> _Task goal_
Return each line of the data below verbatim; pictures are to be left out.

● ● ● ●

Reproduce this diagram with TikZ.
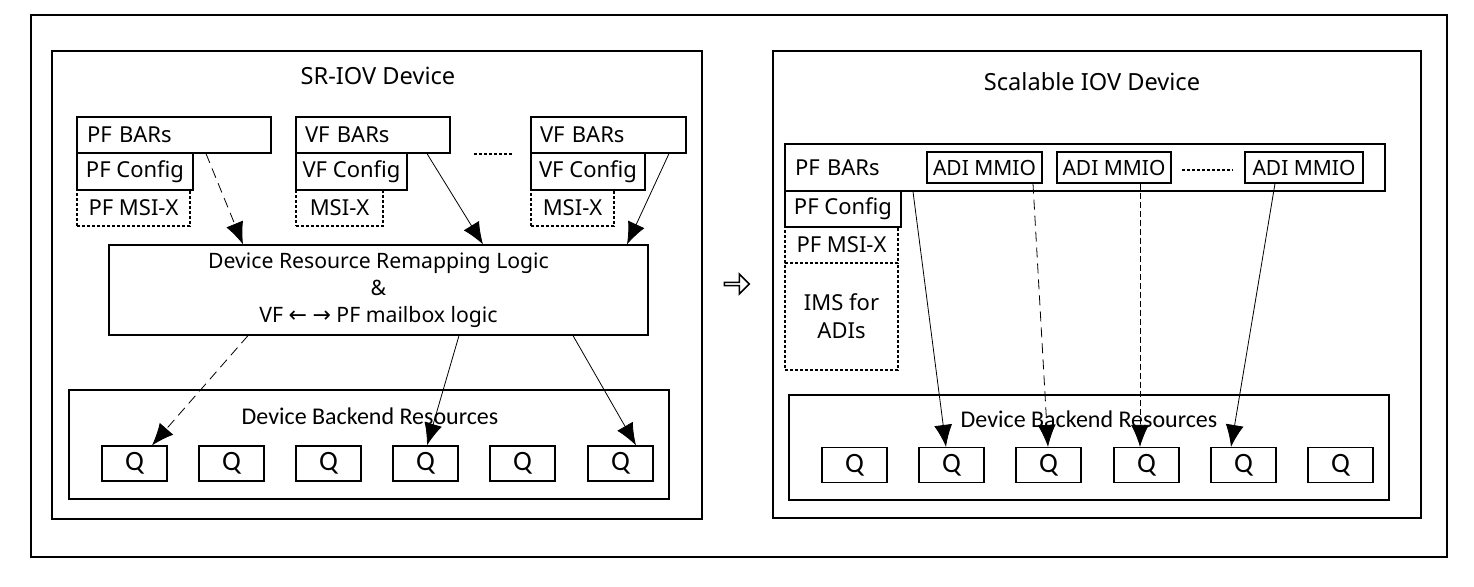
\documentclass[tikz,border=0pt]{standalone}
\usepackage{fontspec}
\setmainfont{Noto Sans}
\newfontfamily\calfont{Carlito}
\newfontfamily\symfont{DejaVu Sans}
\usetikzlibrary{shapes,arrows,arrows.meta}
\usetikzlibrary{calc}
\usetikzlibrary{positioning}
\tikzstyle{box} = [draw, semithick, rectangle, inner sep=0pt,
    font=\fontsize{11}{13}\selectfont]
\tikzstyle{msibox} = [box, line width=1.3pt, dash pattern=on 1.5pt off 1pt]
\tikzstyle{frame} = [draw, line width=1pt, rectangle, inner sep=0pt]
\tikzstyle{qbox} = [box, minimum width=32.5pt, minimum height=17.5pt,
    font=\calfont\fontsize{14}{16}\selectfont]
\tikzstyle{title} = [font=\fontsize{11.8}{14}\selectfont]
\tikzstyle{btitle} = [font=\calfont\fontsize{12}{14}\selectfont]
\tikzstyle{link} = [-{Latex[length=11pt,width=9pt]}, thin]
\newcommand{\lar}{{\symfont\fontsize{11}{12}\selectfont ←}}
\newcommand{\rar}{{\symfont\fontsize{11}{12}\selectfont →}}

\begin{document}
\begin{tikzpicture}[x=0.5pt, y=-0.5pt]
    \useasboundingbox (0,0) rectangle (1474,586);

    % outer frame
    \node[frame, minimum width=708pt, minimum height=271pt] at (739,286) (outer) {};

    % SR-IOV side
    \node[frame, line width=0.8pt, minimum width=325pt, minimum height=234pt] at (377,285) (sriov) {};
    \node[title] at (378,76) (sriovtitle) {SR-IOV Device};

    \node[box, minimum width=97pt, minimum height=18pt, text width=87pt, align=left] at (174,135) (pfbar) {PF BARs};
    \node[box, minimum width=58pt, minimum height=18.5pt] at (135,171.5) (pfcfg) {PF Config};
    \node[msibox, minimum width=56.5pt, minimum height=18pt] at (133.5,208) (pfmsi) {PF MSI-X};

    \node[box, minimum width=77pt, minimum height=18pt, text width=68pt, align=left] at (373,135) (vfbara) {VF BARs};
    \node[box, minimum width=55.5pt, minimum height=18.5pt] at (351.5,171.5) (vfcfga) {VF Config};
    \node[msibox, minimum width=43.5pt, minimum height=18pt] at (339.5,208) (vfmsia) {MSI-X};

    \draw[line width=1.3pt, dash pattern=on 1.5pt off 1pt] (474,154) -- (513,154);

    \node[box, minimum width=77.5pt, minimum height=18pt, text width=68.5pt, align=left] at (608.5,135) (vfbarb) {VF BARs};
    \node[box, minimum width=57pt, minimum height=18.5pt] at (588,171.5) (vfcfgb) {VF Config};
    \node[msibox, minimum width=41.5pt, minimum height=18pt] at (572.5,208) (vfmsib) {MSI-X};

    \node[box, minimum width=269.5pt, minimum height=45pt, align=center,
        font=\fontsize{10.6}{13}\selectfont] at (378.5,290) (remap)
        {Device Resource Remapping Logic\\[0.5pt] \&\\[0.5pt] VF \lar\ \rar\ PF mailbox logic};

    \node[box, minimum width=300pt, minimum height=54.5pt] at (369,444.5) (backend) {};
    \node[btitle] at (370,416) (backendtitle) {Device Backend Resources};
    \foreach \i/\x in {1/134.5, 2/231.5, 3/328.5, 4/425.5, 5/522.5, 6/620.5}
        \node[qbox] at (\x,463.5) (q\i) {Q};

    \draw[link, dash pattern=on 5pt off 3pt] ($(pfbar.south)+(32,0)$) -- ($(remap.north)+(-135.5,0)$);
    \draw[link] ($(vfbara.south)+(54,0)$) -- ($(remap.north)+(104.5,0)$);
    \draw[link] ($(vfbarb.south)+(60.5,0)$) -- ($(remap.north)+(248.5,0)$);
    \draw[link, dash pattern=on 5pt off 3pt] ($(remap.south)+(-130.5,0)$) -- ($(q1.north)+(17.5,0)$);
    \draw[link] ($(remap.south)+(80.5,0)$) -- ($(q4.north)+(1.5,0)$);
    \draw[link] ($(remap.south)+(194.5,0)$) -- ($(q6.north)+(15.5,0)$);

    % hollow arrow between the two devices
    \node[single arrow, draw, thick, minimum height=12.5pt, minimum width=10pt,
        single arrow head extend=2pt, inner sep=0pt] at (736,284) (shift) {};

    % Scalable IOV side
    \node[frame, line width=0.8pt, minimum width=324pt, minimum height=233.5pt] at (1097,284.5) (siov) {};
    \node[title] at (1092,82) (siovtitle) {Scalable IOV Device};

    \node[box, minimum width=300pt, minimum height=23.5pt, text width=290pt, align=left] at (1085,167.5) (rpfbar) {PF BARs};
    \node[box, minimum width=57.5pt, minimum height=15.5pt, font=\fontsize{10.5}{12}\selectfont] at (984.5,167.5) (adia) {ADI MMIO};
    \node[box, minimum width=57pt, minimum height=15.5pt, font=\fontsize{10.5}{12}\selectfont] at (1114,167.5) (adib) {ADI MMIO};
    \node[box, minimum width=59pt, minimum height=15.5pt, font=\fontsize{10.5}{12}\selectfont] at (1304,167.5) (adic) {ADI MMIO};
    \draw[line width=1.3pt, dash pattern=on 1.5pt off 1pt] (1182,170) -- (1233,170);

    \node[box, minimum width=58pt, minimum height=18pt] at (843,209) (rpfcfg) {PF Config};
    \node[msibox, minimum width=56.5pt, minimum height=18pt] at (841.5,245) (rpfmsi) {PF MSI-X};
    \node[msibox, minimum width=56.5pt, minimum height=53.5pt, align=center] at (841.5,316.5) (ims) {IMS for\\[1pt] ADIs};

    \node[box, minimum width=300pt, minimum height=52.5pt] at (1089,447.5) (rbackend) {};
    \node[btitle] at (1089,419) (rbackendtitle) {Device Backend Resources};
    \foreach \i/\x in {1/854.5, 2/951.5, 3/1048.5, 4/1146.5, 5/1243.5, 6/1340.5}
        \node[qbox] at (\x,465) (rq\i) {Q};

    \draw[link] ($(rpfbar.south)+(-172,0)$) -- ($(rq2.north)+(-5.5,0)$);
    \draw[link, dash pattern=on 5pt off 3pt] ($(adia.south)+(48.5,0)$) -- ($(rq3.north)+(-0.5,0)$);
    \draw[link, dash pattern=on 3pt off 1.5pt] ($(adib.south)+(26,0)$) -- ($(rq4.north)+(-6.5,0)$);
    \draw[link] ($(adic.south)+(-29,0)$) -- ($(rq5.north)+(-12.5,0)$);
\end{tikzpicture}
\end{document}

● ● ● ●

> _Result for this task_
Reproduce this diagram with TikZ.
\documentclass[tikz,border=0pt]{standalone}
\usepackage{fontspec}
\setmainfont{Noto Sans}
\newfontfamily\calfont{Carlito}
\newfontfamily\symfont{DejaVu Sans}
\usetikzlibrary{shapes,arrows,arrows.meta}
\usetikzlibrary{calc}
\usetikzlibrary{positioning}
\tikzstyle{box} = [draw, semithick, rectangle, inner sep=0pt,
    font=\fontsize{11}{13}\selectfont]
\tikzstyle{msibox} = [box, line width=1.3pt, dash pattern=on 1.5pt off 1pt]
\tikzstyle{frame} = [draw, line width=1pt, rectangle, inner sep=0pt]
\tikzstyle{qbox} = [box, minimum width=32.5pt, minimum height=17.5pt,
    font=\calfont\fontsize{14}{16}\selectfont]
\tikzstyle{title} = [font=\fontsize{11.8}{14}\selectfont]
\tikzstyle{btitle} = [font=\calfont\fontsize{12}{14}\selectfont]
\tikzstyle{link} = [-{Latex[length=11pt,width=9pt]}, thin]
\newcommand{\lar}{{\symfont\fontsize{11}{12}\selectfont ←}}
\newcommand{\rar}{{\symfont\fontsize{11}{12}\selectfont →}}

\begin{document}
\begin{tikzpicture}[x=0.5pt, y=-0.5pt]
    \useasboundingbox (0,0) rectangle (1474,586);

    % outer frame
    \node[frame, minimum width=708pt, minimum height=271pt] at (739,286) (outer) {};

    % SR-IOV side
    \node[frame, line width=0.8pt, minimum width=325pt, minimum height=234pt] at (377,285) (sriov) {};
    \node[title] at (378,76) (sriovtitle) {SR-IOV Device};

    \node[box, minimum width=97pt, minimum height=18pt, text width=87pt, align=left] at (174,135) (pfbar) {PF BARs};
    \node[box, minimum width=58pt, minimum height=18.5pt] at (135,171.5) (pfcfg) {PF Config};
    \node[msibox, minimum width=56.5pt, minimum height=18pt] at (133.5,208) (pfmsi) {PF MSI-X};

    \node[box, minimum width=77pt, minimum height=18pt, text width=68pt, align=left] at (373,135) (vfbara) {VF BARs};
    \node[box, minimum width=55.5pt, minimum height=18.5pt] at (351.5,171.5) (vfcfga) {VF Config};
    \node[msibox, minimum width=43.5pt, minimum height=18pt] at (339.5,208) (vfmsia) {MSI-X};

    \draw[line width=1.3pt, dash pattern=on 1.5pt off 1pt] (474,154) -- (513,154);

    \node[box, minimum width=77.5pt, minimum height=18pt, text width=68.5pt, align=left] at (608.5,135) (vfbarb) {VF BARs};
    \node[box, minimum width=57pt, minimum height=18.5pt] at (588,171.5) (vfcfgb) {VF Config};
    \node[msibox, minimum width=41.5pt, minimum height=18pt] at (572.5,208) (vfmsib) {MSI-X};

    \node[box, minimum width=269.5pt, minimum height=45pt, align=center,
        font=\fontsize{10.6}{13}\selectfont] at (378.5,290) (remap)
        {Device Resource Remapping Logic\\[0.5pt] \&\\[0.5pt] VF \lar\ \rar\ PF mailbox logic};

    \node[box, minimum width=300pt, minimum height=54.5pt] at (369,444.5) (backend) {};
    \node[btitle] at (370,416) (backendtitle) {Device Backend Resources};
    \foreach \i/\x in {1/134.5, 2/231.5, 3/328.5, 4/425.5, 5/522.5, 6/620.5}
        \node[qbox] at (\x,463.5) (q\i) {Q};

    \draw[link, dash pattern=on 5pt off 3pt] ($(pfbar.south)+(32,0)$) -- ($(remap.north)+(-135.5,0)$);
    \draw[link] ($(vfbara.south)+(54,0)$) -- ($(remap.north)+(104.5,0)$);
    \draw[link] ($(vfbarb.south)+(60.5,0)$) -- ($(remap.north)+(248.5,0)$);
    \draw[link, dash pattern=on 5pt off 3pt] ($(remap.south)+(-130.5,0)$) -- ($(q1.north)+(17.5,0)$);
    \draw[link] ($(remap.south)+(80.5,0)$) -- ($(q4.north)+(1.5,0)$);
    \draw[link] ($(remap.south)+(194.5,0)$) -- ($(q6.north)+(15.5,0)$);

    % hollow arrow between the two devices
    \node[single arrow, draw, thick, minimum height=12.5pt, minimum width=10pt,
        single arrow head extend=2pt, inner sep=0pt] at (736,284) (shift) {};

    % Scalable IOV side
    \node[frame, line width=0.8pt, minimum width=324pt, minimum height=233.5pt] at (1097,284.5) (siov) {};
    \node[title] at (1092,82) (siovtitle) {Scalable IOV Device};

    \node[box, minimum width=300pt, minimum height=23.5pt, text width=290pt, align=left] at (1085,167.5) (rpfbar) {PF BARs};
    \node[box, minimum width=57.5pt, minimum height=15.5pt, font=\fontsize{10.5}{12}\selectfont] at (984.5,167.5) (adia) {ADI MMIO};
    \node[box, minimum width=57pt, minimum height=15.5pt, font=\fontsize{10.5}{12}\selectfont] at (1114,167.5) (adib) {ADI MMIO};
    \node[box, minimum width=59pt, minimum height=15.5pt, font=\fontsize{10.5}{12}\selectfont] at (1304,167.5) (adic) {ADI MMIO};
    \draw[line width=1.3pt, dash pattern=on 1.5pt off 1pt] (1182,170) -- (1233,170);

    \node[box, minimum width=58pt, minimum height=18pt] at (843,209) (rpfcfg) {PF Config};
    \node[msibox, minimum width=56.5pt, minimum height=18pt] at (841.5,245) (rpfmsi) {PF MSI-X};
    \node[msibox, minimum width=56.5pt, minimum height=53.5pt, align=center] at (841.5,316.5) (ims) {IMS for\\[1pt] ADIs};

    \node[box, minimum width=300pt, minimum height=52.5pt] at (1089,447.5) (rbackend) {};
    \node[btitle] at (1089,419) (rbackendtitle) {Device Backend Resources};
    \foreach \i/\x in {1/854.5, 2/951.5, 3/1048.5, 4/1146.5, 5/1243.5, 6/1340.5}
        \node[qbox] at (\x,465) (rq\i) {Q};

    \draw[link] ($(rpfbar.south)+(-172,0)$) -- ($(rq2.north)+(-5.5,0)$);
    \draw[link, dash pattern=on 5pt off 3pt] ($(adia.south)+(48.5,0)$) -- ($(rq3.north)+(-0.5,0)$);
    \draw[link, dash pattern=on 3pt off 1.5pt] ($(adib.south)+(26,0)$) -- ($(rq4.north)+(-6.5,0)$);
    \draw[link] ($(adic.south)+(-29,0)$) -- ($(rq5.north)+(-12.5,0)$);
\end{tikzpicture}
\end{document}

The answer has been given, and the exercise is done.